Leave out the pictures and copy the remaining records exactly.

Raw data:
☆ ☆ ☆ ☆ ☆ ☆ ☆
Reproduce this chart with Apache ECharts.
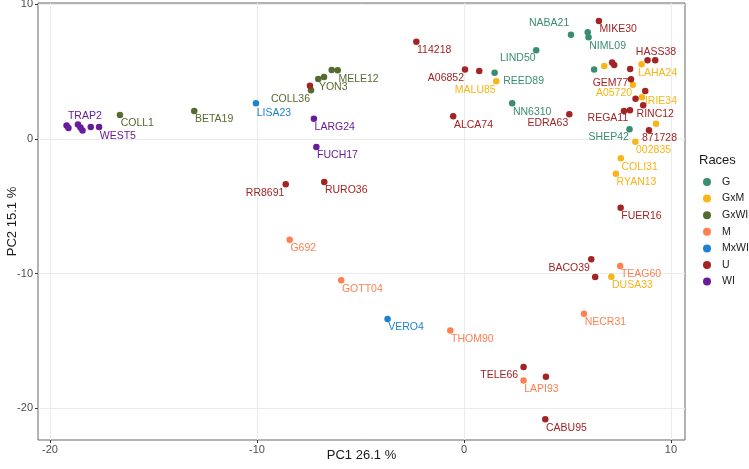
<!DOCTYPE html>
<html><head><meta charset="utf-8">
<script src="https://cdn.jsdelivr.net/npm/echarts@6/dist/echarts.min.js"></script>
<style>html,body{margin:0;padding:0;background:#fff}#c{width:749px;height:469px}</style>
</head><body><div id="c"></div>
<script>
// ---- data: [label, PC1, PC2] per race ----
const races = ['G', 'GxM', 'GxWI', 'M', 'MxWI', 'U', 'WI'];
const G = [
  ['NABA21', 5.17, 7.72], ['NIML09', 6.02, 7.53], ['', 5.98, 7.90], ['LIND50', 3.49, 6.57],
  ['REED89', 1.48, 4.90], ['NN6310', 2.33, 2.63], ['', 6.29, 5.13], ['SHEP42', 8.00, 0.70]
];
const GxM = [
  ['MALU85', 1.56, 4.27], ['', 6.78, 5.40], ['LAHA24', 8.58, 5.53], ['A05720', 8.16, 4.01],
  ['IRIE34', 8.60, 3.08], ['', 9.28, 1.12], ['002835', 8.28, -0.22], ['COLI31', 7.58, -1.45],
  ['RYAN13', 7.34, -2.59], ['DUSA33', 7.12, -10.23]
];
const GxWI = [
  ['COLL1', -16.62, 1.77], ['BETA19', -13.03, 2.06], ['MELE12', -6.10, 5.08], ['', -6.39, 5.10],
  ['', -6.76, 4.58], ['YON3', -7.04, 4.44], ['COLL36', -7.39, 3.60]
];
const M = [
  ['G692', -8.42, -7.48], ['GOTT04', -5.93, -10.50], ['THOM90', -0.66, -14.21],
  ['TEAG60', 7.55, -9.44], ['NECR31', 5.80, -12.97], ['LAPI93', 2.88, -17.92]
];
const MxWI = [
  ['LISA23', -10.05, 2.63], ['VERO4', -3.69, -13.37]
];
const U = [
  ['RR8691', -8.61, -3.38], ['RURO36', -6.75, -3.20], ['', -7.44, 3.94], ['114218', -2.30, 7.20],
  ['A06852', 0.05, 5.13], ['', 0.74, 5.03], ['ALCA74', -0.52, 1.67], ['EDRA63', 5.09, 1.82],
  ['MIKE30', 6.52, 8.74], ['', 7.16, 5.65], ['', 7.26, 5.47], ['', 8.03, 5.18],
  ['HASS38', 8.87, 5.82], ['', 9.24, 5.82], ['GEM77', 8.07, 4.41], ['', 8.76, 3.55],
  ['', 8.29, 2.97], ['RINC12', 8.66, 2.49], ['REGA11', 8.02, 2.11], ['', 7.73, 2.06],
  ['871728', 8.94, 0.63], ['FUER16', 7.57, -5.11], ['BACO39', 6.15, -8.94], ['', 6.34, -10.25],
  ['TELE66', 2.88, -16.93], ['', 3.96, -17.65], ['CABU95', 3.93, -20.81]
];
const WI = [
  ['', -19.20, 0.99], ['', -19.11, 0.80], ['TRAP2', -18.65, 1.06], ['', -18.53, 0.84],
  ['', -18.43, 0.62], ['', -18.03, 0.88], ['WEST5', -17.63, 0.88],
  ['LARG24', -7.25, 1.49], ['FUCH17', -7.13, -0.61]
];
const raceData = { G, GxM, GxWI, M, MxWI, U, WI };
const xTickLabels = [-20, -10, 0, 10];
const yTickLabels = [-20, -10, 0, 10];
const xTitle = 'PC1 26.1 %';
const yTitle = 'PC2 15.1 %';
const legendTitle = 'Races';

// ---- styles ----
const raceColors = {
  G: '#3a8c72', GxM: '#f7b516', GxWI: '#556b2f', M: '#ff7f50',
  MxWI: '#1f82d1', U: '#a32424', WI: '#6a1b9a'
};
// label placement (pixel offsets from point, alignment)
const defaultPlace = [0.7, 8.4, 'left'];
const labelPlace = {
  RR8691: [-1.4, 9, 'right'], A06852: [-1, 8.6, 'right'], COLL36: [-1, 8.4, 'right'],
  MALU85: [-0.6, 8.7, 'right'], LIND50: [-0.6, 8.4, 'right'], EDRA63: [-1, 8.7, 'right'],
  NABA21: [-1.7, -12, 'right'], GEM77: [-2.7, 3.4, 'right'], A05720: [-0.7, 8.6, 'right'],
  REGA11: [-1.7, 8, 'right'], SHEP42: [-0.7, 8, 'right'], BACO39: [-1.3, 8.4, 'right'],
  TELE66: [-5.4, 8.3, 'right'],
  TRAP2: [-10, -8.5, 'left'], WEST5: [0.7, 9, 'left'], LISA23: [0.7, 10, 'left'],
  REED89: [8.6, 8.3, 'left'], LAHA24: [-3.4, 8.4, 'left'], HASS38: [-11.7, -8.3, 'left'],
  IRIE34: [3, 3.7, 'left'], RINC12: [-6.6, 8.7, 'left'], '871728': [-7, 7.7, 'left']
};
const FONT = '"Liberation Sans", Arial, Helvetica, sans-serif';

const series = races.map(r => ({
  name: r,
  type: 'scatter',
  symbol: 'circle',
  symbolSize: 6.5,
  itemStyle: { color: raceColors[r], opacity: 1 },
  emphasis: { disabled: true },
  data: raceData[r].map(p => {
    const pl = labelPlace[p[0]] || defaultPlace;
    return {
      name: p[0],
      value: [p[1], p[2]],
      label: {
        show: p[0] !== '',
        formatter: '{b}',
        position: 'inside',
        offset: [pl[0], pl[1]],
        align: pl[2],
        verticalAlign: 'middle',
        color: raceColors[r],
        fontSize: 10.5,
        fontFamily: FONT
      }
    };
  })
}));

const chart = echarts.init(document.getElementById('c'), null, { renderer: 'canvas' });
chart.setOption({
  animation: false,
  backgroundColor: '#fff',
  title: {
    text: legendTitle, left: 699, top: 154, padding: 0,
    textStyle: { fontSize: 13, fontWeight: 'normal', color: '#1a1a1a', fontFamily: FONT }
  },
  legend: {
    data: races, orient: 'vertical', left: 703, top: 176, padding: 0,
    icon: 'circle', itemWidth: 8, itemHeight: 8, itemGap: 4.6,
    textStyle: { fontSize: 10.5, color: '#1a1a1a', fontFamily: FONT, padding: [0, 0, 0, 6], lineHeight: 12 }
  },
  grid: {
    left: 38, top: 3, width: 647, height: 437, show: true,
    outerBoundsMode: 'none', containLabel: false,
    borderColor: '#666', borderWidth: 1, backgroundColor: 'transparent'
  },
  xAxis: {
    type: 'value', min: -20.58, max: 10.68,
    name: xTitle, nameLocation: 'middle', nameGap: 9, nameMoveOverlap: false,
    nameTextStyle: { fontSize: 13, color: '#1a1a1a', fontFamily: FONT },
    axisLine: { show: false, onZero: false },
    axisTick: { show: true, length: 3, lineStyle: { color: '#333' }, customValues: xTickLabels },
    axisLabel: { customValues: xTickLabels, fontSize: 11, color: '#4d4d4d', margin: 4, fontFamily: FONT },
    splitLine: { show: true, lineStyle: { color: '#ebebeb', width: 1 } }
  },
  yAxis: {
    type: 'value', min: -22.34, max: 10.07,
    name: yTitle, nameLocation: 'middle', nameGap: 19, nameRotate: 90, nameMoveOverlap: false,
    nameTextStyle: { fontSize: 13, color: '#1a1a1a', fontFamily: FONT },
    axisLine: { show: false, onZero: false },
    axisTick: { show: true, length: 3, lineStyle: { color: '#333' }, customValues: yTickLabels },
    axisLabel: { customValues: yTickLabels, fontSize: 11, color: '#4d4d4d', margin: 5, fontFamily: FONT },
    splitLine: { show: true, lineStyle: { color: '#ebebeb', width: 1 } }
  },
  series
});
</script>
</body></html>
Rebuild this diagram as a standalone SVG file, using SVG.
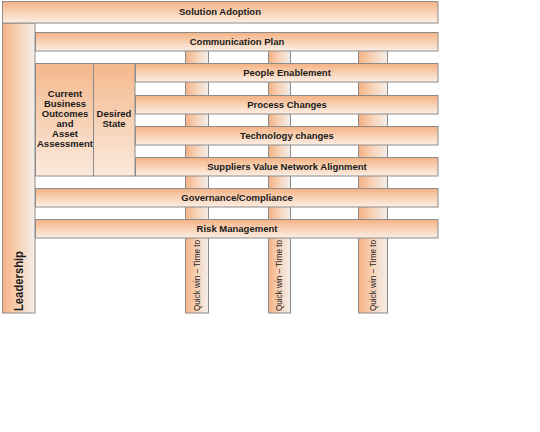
☆ ☆ ☆ ☆ ☆ ☆ ☆
Task response:
Reproduce this chart with Apache ECharts.
<!DOCTYPE html>
<html><head><meta charset="utf-8">
<script src="https://cdn.jsdelivr.net/npm/echarts@6/dist/echarts.min.js"></script>
<style>html,body{margin:0;padding:0;background:#fff}#c{width:749px;height:469px}</style>
</head><body><div id="c"></div>
<script>
// ---- data: [label, PC1, PC2] per race ----
const races = ['G', 'GxM', 'GxWI', 'M', 'MxWI', 'U', 'WI'];
const G = [
  ['NABA21', 5.17, 7.72], ['NIML09', 6.02, 7.53], ['', 5.98, 7.90], ['LIND50', 3.49, 6.57],
  ['REED89', 1.48, 4.90], ['NN6310', 2.33, 2.63], ['', 6.29, 5.13], ['SHEP42', 8.00, 0.70]
];
const GxM = [
  ['MALU85', 1.56, 4.27], ['', 6.78, 5.40], ['LAHA24', 8.58, 5.53], ['A05720', 8.16, 4.01],
  ['IRIE34', 8.60, 3.08], ['', 9.28, 1.12], ['002835', 8.28, -0.22], ['COLI31', 7.58, -1.45],
  ['RYAN13', 7.34, -2.59], ['DUSA33', 7.12, -10.23]
];
const GxWI = [
  ['COLL1', -16.62, 1.77], ['BETA19', -13.03, 2.06], ['MELE12', -6.10, 5.08], ['', -6.39, 5.10],
  ['', -6.76, 4.58], ['YON3', -7.04, 4.44], ['COLL36', -7.39, 3.60]
];
const M = [
  ['G692', -8.42, -7.48], ['GOTT04', -5.93, -10.50], ['THOM90', -0.66, -14.21],
  ['TEAG60', 7.55, -9.44], ['NECR31', 5.80, -12.97], ['LAPI93', 2.88, -17.92]
];
const MxWI = [
  ['LISA23', -10.05, 2.63], ['VERO4', -3.69, -13.37]
];
const U = [
  ['RR8691', -8.61, -3.38], ['RURO36', -6.75, -3.20], ['', -7.44, 3.94], ['114218', -2.30, 7.20],
  ['A06852', 0.05, 5.13], ['', 0.74, 5.03], ['ALCA74', -0.52, 1.67], ['EDRA63', 5.09, 1.82],
  ['MIKE30', 6.52, 8.74], ['', 7.16, 5.65], ['', 7.26, 5.47], ['', 8.03, 5.18],
  ['HASS38', 8.87, 5.82], ['', 9.24, 5.82], ['GEM77', 8.07, 4.41], ['', 8.76, 3.55],
  ['', 8.29, 2.97], ['RINC12', 8.66, 2.49], ['REGA11', 8.02, 2.11], ['', 7.73, 2.06],
  ['871728', 8.94, 0.63], ['FUER16', 7.57, -5.11], ['BACO39', 6.15, -8.94], ['', 6.34, -10.25],
  ['TELE66', 2.88, -16.93], ['', 3.96, -17.65], ['CABU95', 3.93, -20.81]
];
const WI = [
  ['', -19.20, 0.99], ['', -19.11, 0.80], ['TRAP2', -18.65, 1.06], ['', -18.53, 0.84],
  ['', -18.43, 0.62], ['', -18.03, 0.88], ['WEST5', -17.63, 0.88],
  ['LARG24', -7.25, 1.49], ['FUCH17', -7.13, -0.61]
];
const raceData = { G, GxM, GxWI, M, MxWI, U, WI };
const xTickLabels = [-20, -10, 0, 10];
const yTickLabels = [-20, -10, 0, 10];
const xTitle = 'PC1 26.1 %';
const yTitle = 'PC2 15.1 %';
const legendTitle = 'Races';

// ---- styles ----
const raceColors = {
  G: '#3a8c72', GxM: '#f7b516', GxWI: '#556b2f', M: '#ff7f50',
  MxWI: '#1f82d1', U: '#a32424', WI: '#6a1b9a'
};
// label placement (pixel offsets from point, alignment)
const defaultPlace = [0.7, 8.4, 'left'];
const labelPlace = {
  RR8691: [-1.4, 9, 'right'], A06852: [-1, 8.6, 'right'], COLL36: [-1, 8.4, 'right'],
  MALU85: [-0.6, 8.7, 'right'], LIND50: [-0.6, 8.4, 'right'], EDRA63: [-1, 8.7, 'right'],
  NABA21: [-1.7, -12, 'right'], GEM77: [-2.7, 3.4, 'right'], A05720: [-0.7, 8.6, 'right'],
  REGA11: [-1.7, 8, 'right'], SHEP42: [-0.7, 8, 'right'], BACO39: [-1.3, 8.4, 'right'],
  TELE66: [-5.4, 8.3, 'right'],
  TRAP2: [-10, -8.5, 'left'], WEST5: [0.7, 9, 'left'], LISA23: [0.7, 10, 'left'],
  REED89: [8.6, 8.3, 'left'], LAHA24: [-3.4, 8.4, 'left'], HASS38: [-11.7, -8.3, 'left'],
  IRIE34: [3, 3.7, 'left'], RINC12: [-6.6, 8.7, 'left'], '871728': [-7, 7.7, 'left']
};
const FONT = '"Liberation Sans", Arial, Helvetica, sans-serif';

const series = races.map(r => ({
  name: r,
  type: 'scatter',
  symbol: 'circle',
  symbolSize: 6.5,
  itemStyle: { color: raceColors[r], opacity: 1 },
  emphasis: { disabled: true },
  data: raceData[r].map(p => {
    const pl = labelPlace[p[0]] || defaultPlace;
    return {
      name: p[0],
      value: [p[1], p[2]],
      label: {
        show: p[0] !== '',
        formatter: '{b}',
        position: 'inside',
        offset: [pl[0], pl[1]],
        align: pl[2],
        verticalAlign: 'middle',
        color: raceColors[r],
        fontSize: 10.5,
        fontFamily: FONT
      }
    };
  })
}));

const chart = echarts.init(document.getElementById('c'), null, { renderer: 'canvas' });
chart.setOption({
  animation: false,
  backgroundColor: '#fff',
  title: {
    text: legendTitle, left: 699, top: 154, padding: 0,
    textStyle: { fontSize: 13, fontWeight: 'normal', color: '#1a1a1a', fontFamily: FONT }
  },
  legend: {
    data: races, orient: 'vertical', left: 703, top: 176, padding: 0,
    icon: 'circle', itemWidth: 8, itemHeight: 8, itemGap: 4.6,
    textStyle: { fontSize: 10.5, color: '#1a1a1a', fontFamily: FONT, padding: [0, 0, 0, 6], lineHeight: 12 }
  },
  grid: {
    left: 38, top: 3, width: 647, height: 437, show: true,
    outerBoundsMode: 'none', containLabel: false,
    borderColor: '#666', borderWidth: 1, backgroundColor: 'transparent'
  },
  xAxis: {
    type: 'value', min: -20.58, max: 10.68,
    name: xTitle, nameLocation: 'middle', nameGap: 9, nameMoveOverlap: false,
    nameTextStyle: { fontSize: 13, color: '#1a1a1a', fontFamily: FONT },
    axisLine: { show: false, onZero: false },
    axisTick: { show: true, length: 3, lineStyle: { color: '#333' }, customValues: xTickLabels },
    axisLabel: { customValues: xTickLabels, fontSize: 11, color: '#4d4d4d', margin: 4, fontFamily: FONT },
    splitLine: { show: true, lineStyle: { color: '#ebebeb', width: 1 } }
  },
  yAxis: {
    type: 'value', min: -22.34, max: 10.07,
    name: yTitle, nameLocation: 'middle', nameGap: 19, nameRotate: 90, nameMoveOverlap: false,
    nameTextStyle: { fontSize: 13, color: '#1a1a1a', fontFamily: FONT },
    axisLine: { show: false, onZero: false },
    axisTick: { show: true, length: 3, lineStyle: { color: '#333' }, customValues: yTickLabels },
    axisLabel: { customValues: yTickLabels, fontSize: 11, color: '#4d4d4d', margin: 5, fontFamily: FONT },
    splitLine: { show: true, lineStyle: { color: '#ebebeb', width: 1 } }
  },
  series
});
</script>
</body></html>
Rebuild this diagram as a standalone SVG file, using SVG.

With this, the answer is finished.